People sat quietly in folding chairs, their eyes focused on the small screen playing the short horror movie “The Doll.”
On a dark and still night outside, the movie’s ominous music seemed like a perfect soundtrack for the setting both on- and off-screen.
After all, the movie about a young girl named Violet who finds a doll in the woods and unknowingly makes a deal with a demon when she brings it home was filmed in the house earlier this year.
Watching the movie’s debut at the house that plays such a pivotal role in its plot were mostly historical society members.
When it ended, one person quipped, “now, you’re all wanting to take a tour upstairs.” Another person added with a laugh: “Make sure the lights are on.”
Without giving away any spoilers, an upstairs closet plays a pivotal role in that final scene. Also featured in the film are the house’s parlor and kitchen.

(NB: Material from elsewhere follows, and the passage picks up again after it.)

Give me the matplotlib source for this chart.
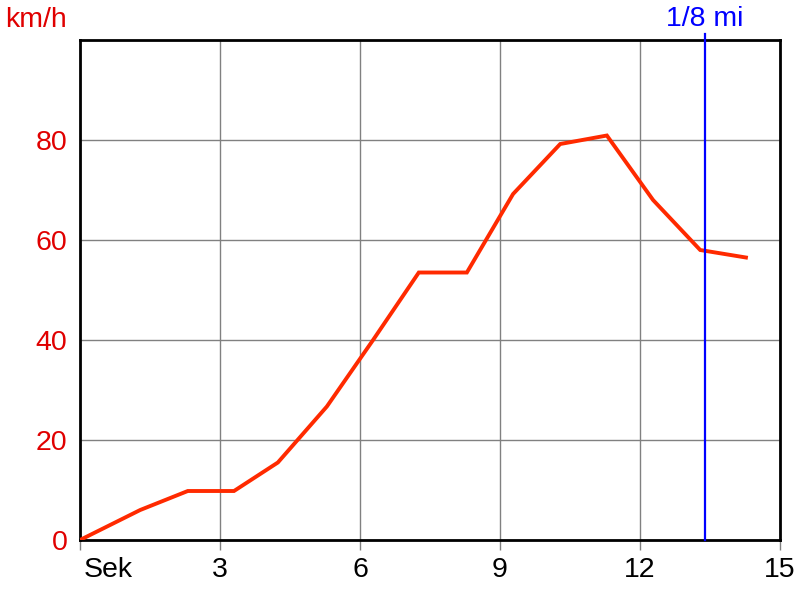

The movie, written and directed by Alex Arredondo, premiered in April at the Z-Fest Film Festival, where it won several awards. This Twin Cities-based contest features original, seven-minute films made by local filmmakers.
Arredondo and his crew spent two days at the house in January. For his directorial debut, he was looking for a place with a lot of history, and the brick farmhouse built in 1879-80 for John R. and Mattie Cummins fit the bill.
Kathie Case, the Eden Prairie Historical Society president, told the movie-goers that Arredondo paid $1,000 to use the house.
The house is owned by the city and leased by the Historical Society. Available for private event rentals (such as movies), any money made from those rentals goes back into the house.
“It’s a great win,” said Case, adding that Arredondo told her he wants to do a sequel. “We got some money for restoration, and we got this cool movie that was made here.”
“The Doll” was one of two film productions planning to use the house last winter (as profiled in an EPLN story).
The other project, a full-length independent horror film titled “Preserved,” has been postponed until possibly next year. Its director, Molly Worre, planned to shoot interior shots there.
“It was fun to have it made here,” Case said of Arredondo’s movie. “And it kind of opens the doors for other people (to make movies there).”